Дух любви, объединяющий людей доброй воли, христианин может назвать духом Христа, и он будет прав; но буддист может назвать его духом Майтрейи, и он также будет прав. Майтрейя на санскрите значит любовь; это также имя будды будущего, будды любви; в его башне каждая душа отразится во всех других и исчезнет непонимание: таков миф. Такова же духовная реальность Небесного Иерусалима.
Я смотрю на рублевскую Троицу, я смотрю на репродукцию Трикайи из японского храма в Наре (VIII в.) – и я вижу одну и ту же небесную Троицу. В обеих отпечатался Дух, веющий всюду, отпечаталась тайна воскресения и тайна божественной энергии, изливающейся в мир из точки нуль, ex nihilo. И когда мы до конца смиримся, мы чувствуем эту точку.
Мысль, которую я привожу в эпиграфе, не впервые высказана. Мне вспомнился сперва Тейяр де Шарден, потом Фрейд.
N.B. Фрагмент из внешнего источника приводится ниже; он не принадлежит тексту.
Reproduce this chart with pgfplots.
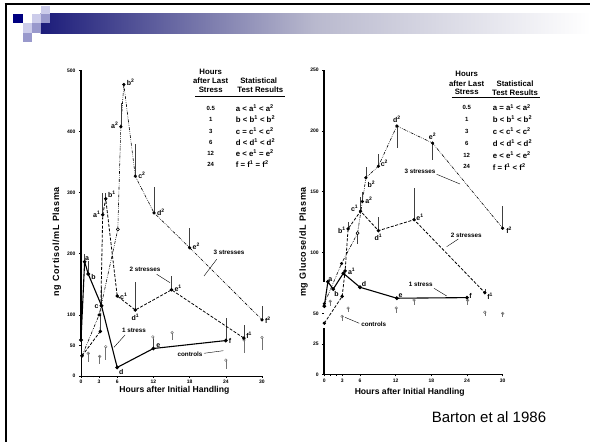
\documentclass[border=0pt]{standalone}
\usepackage{fontspec}
\setmainfont{Liberation Sans}
\usepackage{pgfplots}
\pgfplotsset{compat=1.18}
\definecolor{navy}{RGB}{0,0,128}
\definecolor{barL}{RGB}{28,28,122}
\definecolor{barM}{RGB}{185,185,206}
\definecolor{sqM}{RGB}{153,153,204}
\definecolor{sqL}{RGB}{204,204,234}
\newcommand{\lbl}{\fontsize{7}{8}\selectfont\bfseries}
\newcommand{\ann}{\fontsize{6.3}{7}\selectfont\bfseries}
\newcommand{\tbl}{\fontsize{7.8}{9.3}\selectfont\bfseries}
\newcommand{\su}[1]{\textsuperscript{#1}}
\pgfplotsset{
  panel/.style={scale only axis, anchor=south west, xmin=0, xmax=30, ymin=0, clip=false,
    axis x line=bottom, axis y line=left, axis line style={-, line width=0.8pt},
    y axis line style={draw=none},
    xtick={0,3,6,12,18,24,30}, minor xtick={1,2},
    tick align=outside, major tick length=2pt, minor tick length=1.5pt,
    every tick/.style={black, line width=0.6pt},
    tick label style={font=\fontsize{5}{6}\selectfont\bfseries},
    xticklabel style={yshift=1.2pt},
    /pgf/number format/assume math mode=true},
  ebar/.style={error bars/y dir=both, error bars/y explicit, error bars/error mark=none,
    error bars/error bar style={solid, line width=0.5pt, black!75}},
  one/.style={black, line width=1.1pt, mark=*, mark size=1.3pt, mark options={solid}, ebar},
  two/.style={black, line width=0.8pt, dash pattern=on 3pt off 1.6pt, mark=*, mark size=1.3pt, mark options={solid}, ebar},
  three/.style={black, line width=0.6pt, dash pattern=on 3pt off 1.2pt on 0.6pt off 1.2pt on 0.6pt off 1.2pt, mark=*, mark size=1.3pt, mark options={solid}, ebar},
  ctrl/.style={only marks, black!55, mark=o, mark size=1.3pt, mark options={line width=0.5pt},
    error bars/y dir=minus, error bars/y explicit, error bars/error mark=none,
    error bars/error bar style={line width=0.5pt, black!55}},
}
\begin{document}
\begin{tikzpicture}
\fill[white] (0,0) rectangle (590pt,442pt);
\path[use as bounding box] (0,0) rectangle (590pt,442pt);
% slide decoration
\shade[left color=barL, right color=white, middle color=barM] (40.6pt,408.9pt) rectangle (590pt,428.1pt);
\fill[navy] (13.2pt,418.7pt) rectangle (22.6pt,428.1pt);
\fill[sqL] (40.6pt,428.1pt) rectangle (49.7pt,436.4pt);
\fill[sqL] (32pt,418.7pt) rectangle (40.6pt,428.1pt);
\fill[sqM] (40.6pt,418.7pt) rectangle (49.7pt,428.1pt);
\fill[sqL] (22.6pt,408.9pt) rectangle (32pt,418.7pt);
\fill[sqM] (32pt,408.9pt) rectangle (40.6pt,418.7pt);
\fill[sqM] (22.6pt,399.5pt) rectangle (32pt,408.9pt);
\draw[line width=2.6pt] (6pt,0) -- (6pt,439pt);
\draw[line width=2.4pt] (4.7pt,437.8pt) -- (590pt,437.8pt);
\node[font=\fontsize{15}{16}\selectfont] at (489pt,24.4pt) {Barton et al 1986};

% ---------------- left panel: cortisol ----------------
\begin{axis}[panel, at={(81pt,66pt)}, width=181pt, height=305.5pt, ymax=500,
  ytick={0,50,100,200,300,400,500}]
\draw[line width=1.9pt] (axis cs:0,59) -- (axis cs:0,500);
\draw[line width=0.8pt] (axis cs:0,0) -- (axis cs:0,59);
\addplot[ctrl] coordinates {(1.2,37) +- (0,14) (3.1,32) +- (0,12) (4.1,48) +- (0,22)
  (11.9,64) +- (0,17) (15.1,71) +- (0,12) (24,26) +- (0,14) (27,59) +- (0,22) (30,63) +- (0,21)};
\addplot[one] coordinates {(0,59) += (0,0) -= (0,0) (0.6,187) += (0,12) -= (0,0)
  (1.2,167) += (0,22) -= (0,0) (3.4,115) += (0,30) -= (0,0) (6,14) += (0,0) -= (0,0)
  (12,45) += (0,16) -= (0,0) (24,58) += (0,37) -= (0,0)};
\addplot[two] coordinates {(0.17,33) += (0,0) -= (0,0) (3.2,73) += (0,25) -= (0,0)
  (3.6,264) += (0,36) -= (0,0) (4.1,290) += (0,10) -= (0,0) (6,131) += (0,0) -= (0,0)
  (9,108) += (0,46) -= (0,0) (15,141) += (0,22) -= (0,0) (27,62) += (0,22) -= (0,0)};
\addplot[three] coordinates {(0.17,33) += (0,0) -= (0,0) (3,100) += (0,0) -= (0,0)
  (6.1,240) += (0,0) -= (0,0) (6.6,408) += (0,39) -= (0,0) (7.1,477) += (0,0) -= (0,0)
  (9,327) += (0,53) -= (0,0) (12.1,267) += (0,43) -= (0,0) (18,210) += (0,32) -= (0,0)
  (30,92) += (0,22) -= (0,0)};
\addplot[only marks, mark=*, mark size=1.5pt, mark options={fill=white, draw=black, line width=0.5pt}] coordinates {(6.1,240)};
% point labels
\node[font=\lbl, anchor=south west, inner sep=1pt] at (axis cs:0.5,187) {a};
\node[font=\lbl, anchor=west, inner sep=1pt] at (axis cs:1.5,162) {b};
\node[font=\lbl, anchor=east, inner sep=1pt] at (axis cs:3.1,113) {c};
\node[font=\lbl, anchor=north west, inner sep=1pt] at (axis cs:6.1,12) {d};
\node[font=\lbl, anchor=south west, inner sep=1pt] at (axis cs:12.3,44) {e};
\node[font=\lbl, anchor=west, inner sep=1pt] at (axis cs:24.3,58) {f};
\node[font=\lbl, anchor=east, inner sep=1pt] at (axis cs:3.4,264) {a\su{1}};
\node[font=\lbl, anchor=south west, inner sep=1pt] at (axis cs:4.3,290) {b\su{1}};
\node[font=\lbl, anchor=west, inner sep=1pt] at (axis cs:6.3,131) {c\su{1}};
\node[font=\lbl, anchor=north, inner sep=1pt] at (axis cs:9,103) {d\su{1}};
\node[font=\lbl, anchor=west, inner sep=1pt] at (axis cs:15.3,144) {e\su{1}};
\node[font=\lbl, anchor=south west, inner sep=1pt] at (axis cs:27.2,60) {f\su{1}};
\node[font=\lbl, anchor=east, inner sep=1pt] at (axis cs:6.4,410) {a\su{2}};
\node[font=\lbl, anchor=west, inner sep=1pt] at (axis cs:7.4,480) {b\su{2}};
\node[font=\lbl, anchor=west, inner sep=1pt] at (axis cs:9.3,328) {c\su{2}};
\node[font=\lbl, anchor=west, inner sep=1pt] at (axis cs:12.4,268) {d\su{2}};
\node[font=\lbl, anchor=west, inner sep=1pt] at (axis cs:18.3,212) {e\su{2}};
\node[font=\lbl, anchor=west, inner sep=1pt] at (axis cs:30.3,92) {f\su{2}};
\end{axis}

% ---------------- right panel: glucose ----------------
\begin{axis}[panel, at={(324.3pt,67.7pt)}, width=178.4pt, height=304.3pt, ymax=250,
  ytick={0,25,50,100,150,200,250}]
\draw[line width=1.9pt] (axis cs:0,76) -- (axis cs:0,250);
\draw[line width=1.9pt] (axis cs:0,0) -- (axis cs:0,38);
\addplot[ctrl] coordinates {(1,60) +- (0,4) (3,47.5) +- (0,4) (4,54.4) +- (0,3)
  (12.1,54.4) +- (0,4) (15.1,61) +- (0,4) (24.1,60.7) +- (0,4) (27,51) +- (0,3) (30,50) +- (0,3)};
\addplot[one] coordinates {(0,56) += (0,0) -= (0,0) (0.6,76) += (0,0) -= (0,0)
  (1.5,70) += (0,0) -= (0,0) (3.2,83) += (0,0) -= (0,0) (6,71.5) += (0,0) -= (0,0)
  (12.2,62.5) += (0,0) -= (0,0) (24,63) += (0,0) -= (0,0)};
\addplot[two] coordinates {(0,42) += (0,0) -= (0,0) (3,64) += (0,0) -= (0,0)
  (3.5,85) += (0,0) -= (0,0) (4,119.5) += (0,6) -= (0,0) (6.1,134) += (0,12) -= (0,0)
  (9.1,118) += (0,11) -= (0,0) (15.1,127) += (0,26) -= (0,0) (27,67) += (0,3) -= (0,0)};
\addplot[three] coordinates {(0,58) += (0,0) -= (0,0) (2.9,91) += (0,0) -= (0,0)
  (5.6,116) += (0,0) -= (0,9) (6.4,142) += (0,8) -= (0,0) (7,161.5) += (0,9) -= (0,0)
  (9.1,171) += (0,9.6) -= (0,0) (12.2,204) += (0,0) -= (0,18) (18.2,190) += (0,0) -= (0,14)
  (30,120) += (0,18) -= (0,0)};
\addplot[only marks, mark=*, mark size=1.5pt, mark options={fill=white, draw=black, line width=0.5pt}] coordinates {(5.6,116)};
\node[font=\lbl, anchor=south west, inner sep=1pt] at (axis cs:0.5,75) {a};
\node[font=\lbl, anchor=north west, inner sep=1pt] at (axis cs:1.5,69) {b};
\node[font=\lbl, anchor=west, inner sep=1pt] at (axis cs:3.8,85) {a\su{1}};
\node[font=\lbl, anchor=south west, inner sep=1pt] at (axis cs:6.1,71) {d};
\node[font=\lbl, anchor=south west, inner sep=1pt] at (axis cs:12.3,62) {e};
\node[font=\lbl, anchor=west, inner sep=1pt] at (axis cs:24.2,64) {f};
\node[font=\lbl, anchor=east, inner sep=1pt] at (axis cs:3.8,118) {b\su{1}};
\node[font=\lbl, anchor=south east, inner sep=1pt] at (axis cs:5.9,133) {c\su{1}};
\node[font=\lbl, anchor=north, inner sep=1pt] at (axis cs:9.1,116) {d\su{1}};
\node[font=\lbl, anchor=south west, inner sep=1pt] at (axis cs:15.3,125) {e\su{1}};
\node[font=\lbl, anchor=north west, inner sep=1pt] at (axis cs:27.2,68) {f\su{1}};
\node[font=\lbl, anchor=west, inner sep=1pt] at (axis cs:6.7,143) {a\su{2}};
\node[font=\lbl, anchor=north west, inner sep=1pt] at (axis cs:7.1,160) {b\su{2}};
\node[font=\lbl, anchor=west, inner sep=1pt] at (axis cs:9.3,173) {c\su{2}};
\node[font=\lbl, anchor=south, inner sep=1pt] at (axis cs:12.2,206) {d\su{2}};
\node[font=\lbl, anchor=south, inner sep=1pt] at (axis cs:18.2,192) {e\su{2}};
\node[font=\lbl, anchor=north west, inner sep=1pt] at (axis cs:30.4,122) {f\su{2}};
\end{axis}

% axis titles
\node[font=\fontsize{8.6}{9}\selectfont\bfseries] at (174.4pt,51.3pt) {Hours after Initial Handling};
\node[font=\fontsize{8.6}{9}\selectfont\bfseries] at (409.7pt,49.5pt) {Hours after Initial Handling};
\node[font=\fontsize{9}{10}\selectfont\bfseries\addfontfeatures{LetterSpace=7}, rotate=90] at (56.7pt,200.3pt) {ng Cortisol/mL Plasma};
\node[font=\fontsize{9}{10}\selectfont\bfseries\addfontfeatures{LetterSpace=7}, rotate=90] at (303.5pt,200pt) {mg Glucose/dL Plasma};

% series annotations
\node[font=\ann] at (229pt,189.3pt) {3 stresses};
\draw[line width=0.4pt] (216.7pt,182.7pt) -- (204pt,166pt);
\node[font=\ann] at (145pt,172.7pt) {2 stresses};
\draw[line width=0.4pt] (156.7pt,167.7pt) -- (170pt,159.3pt);
\node[font=\ann] at (134pt,111.3pt) {1 stress};
\draw[line width=0.4pt] (125pt,107pt) -- (114pt,94.7pt);
\node[font=\ann] at (190pt,88pt) {controls};
\draw[line width=0.4pt] (204pt,88.7pt) -- (223.3pt,91.3pt);
\node[font=\ann] at (420pt,271pt) {3 stresses};
\draw[line width=0.4pt] (436.7pt,267.7pt) -- (460pt,258pt);
\node[font=\ann] at (466.3pt,206.3pt) {2 stresses};
\draw[line width=0.4pt] (458.3pt,203pt) -- (446.7pt,195.3pt);
\node[font=\ann] at (420.7pt,158pt) {1 stress};
\draw[line width=0.4pt] (434pt,153.7pt) -- (446.7pt,146pt);
\node[font=\ann] at (373.7pt,117.7pt) {controls};
\draw[line width=0.4pt] (359.3pt,118.7pt) -- (345pt,124.7pt);

% tables
\begin{scope}[every node/.style={font=\tbl, inner sep=0pt}]
\node at (210.7pt,370.3pt) {Hours};
\node at (210.7pt,361pt) {after Last};
\node at (210.7pt,352pt) {Stress};
\node at (258.7pt,361pt) {Statistical};
\node at (260.3pt,352pt) {Test Results};
\draw[line width=0.8pt] (195pt,345.3pt) -- (285pt,345.3pt);
\foreach \yy/\hh/\rr in {333.7/0.5/{a < a\su{1} < a\su{2}}, 323/1/{b < b\su{1} < b\su{2}},
  311/3/{c = c\su{1} < c\su{2}}, 299.7/6/{d < d\su{1} < d\su{2}},
  288.7/12/{e < e\su{1} = e\su{2}}, 277.7/24/{f = f\su{1} = f\su{2}}}{
  \node[font=\fontsize{6}{7}\selectfont\bfseries] at (210.7pt,\yy pt) {\hh};
  \node[anchor=west] at (235.7pt,\yy pt) {\rr};
}
\node at (466.7pt,368pt) {Hours};
\node at (466.7pt,358.7pt) {after Last};
\node at (466.7pt,349.7pt) {Stress};
\node at (515pt,358.7pt) {Statistical};
\node at (515pt,349.7pt) {Test Results};
\draw[line width=0.8pt] (451.7pt,344.7pt) -- (540pt,344.7pt);
\foreach \yy/\hh/\rr in {334.3/0.5/{a = a\su{1} < a\su{2}}, 322.7/1/{b < b\su{1} < b\su{2}},
  311/3/{c < c\su{1} < c\su{2}}, 298.7/6/{d < d\su{1} < d\su{2}},
  287/12/{e < e\su{1} < e\su{2}}, 275.3/24/{f = f\su{1} < f\su{2}}}{
  \node[font=\fontsize{6}{7}\selectfont\bfseries] at (466.7pt,\yy pt) {\hh};
  \node[anchor=west] at (492.7pt,\yy pt) {\rr};
}
\end{scope}
\end{tikzpicture}
\end{document}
Концепцию Тейяра, изложенную в «Божественной среде», вполне можно передать двумя стихами:
Весною Бог раскрывается в рождении плоти, в ликовании плоти, в радости и муках любви. Бог весны разлит во всем, в каждом листочке, в каждом взрыве страстей, в каждом вздохе влюбленных.
Потом Бог уходит в себя, и плоть, оставленная им, вянет. А дух слышит зов – идти за Ним.
Михаил Михайлович Бахтин этот зов услышал. Он написал когда-то книги, дышавшие страстью, а в последние годы ушел глубоко внутрь себя и только слушал собеседников, почти не вступая в разговор, никогда не объясняя своего несогласия. Если нельзя было промолчать, выражал свое отрицание одним-двумя словами. Надо самому понять, почему Бахтин что-то отрицает. Причиной никогда не было самолюбие. Хвалил то, что выходило за рамки его концепции Достоевского, хвалил из бескорыстной глубины. Я трижды беседовал с ним и трижды преклонялся перед величием старости. Мой знакомый, хорошо знавший ветеранов Серебряного века, как-то сказал: надо быть таким стариком, как Бахтин, и не таким, как N…
Бахтина втягивали в новые замыслы, он уклонялся, медлил, с трудом и немного прибавлял к написанному раньше. Когда художник Селиверстов спросил, почему он тянет с предисловием к сборнику старых статей, – ответил: «потому что я сейчас так не думаю». Но никакой другой интеллектуальной конструкции не хотел создавать. Что-то подобное, видимо, чувствовал на старости лет Фома Аквинский, сказав о всей «Сумме теологии»: «Это солома». Но не заменял одну солому другой. Все солома, сравнительно с тихой глубиной, с Безымянным, объемлющим Названное.
Смерть Бахтина созрела, как созревает плод, и последние его слова, по свидетельству Селиверстова: «Иду к тебе, Господи».
Фрейд уходил иначе – к Танатосу. Он тоже чувствовал, что взлет страстей сменяется погружением в бесстрастную глубину, но глубина для него – просто могила. Сперва эрос без Бога, потом смерть без Бога. Непонятно, чем она влечет. Скорее тащит, и ничего не остается, как идти на казнь. Откуда же оттенок возвышенности на этом скорбном пути? Все-таки названо имя Бога. Все-таки есть чувство божественности: языческой, осколочной божественности, чувство осколков великого целого. Но нет пути вверх, к единству духа, в котором смыкается весна и осень. Нет возможности уйти от страсти к бесстрастию, которое больше страстей. Царство Танатоса ущербно. В нем нет места для молитвы смирения, сменившей мольбы влюбленных. Это смерть с кляпом во рту. За стоическим молчанием – невысказанный вопль.
Смирение, тишина, пустота. Я их чувствую, как одно целое. И сразу слышу вопрос: почему пустота? В смирившемся сердце – тишина. Это понятно, потому что привычно, потому что много раз повторялось. Но пустота кажется здесь чем-то чужим. Христиане приписывают пустоту дьяволу. Дьявол – пустая личина. Видимость тела, а внутри – пустота. И в секуляризованном сознании нигилизм принимается как отрицание всех святынь, всех сверхценностей. Фауст иначе понимал ничто, но «в твоем ничто я мыслю все найти» – не вошло в код европейской культуры. И трудно понять буддистов и даосов, для которых пустота – знак сверхценности. Понимание пустоты как святыни пугает и отталкивает.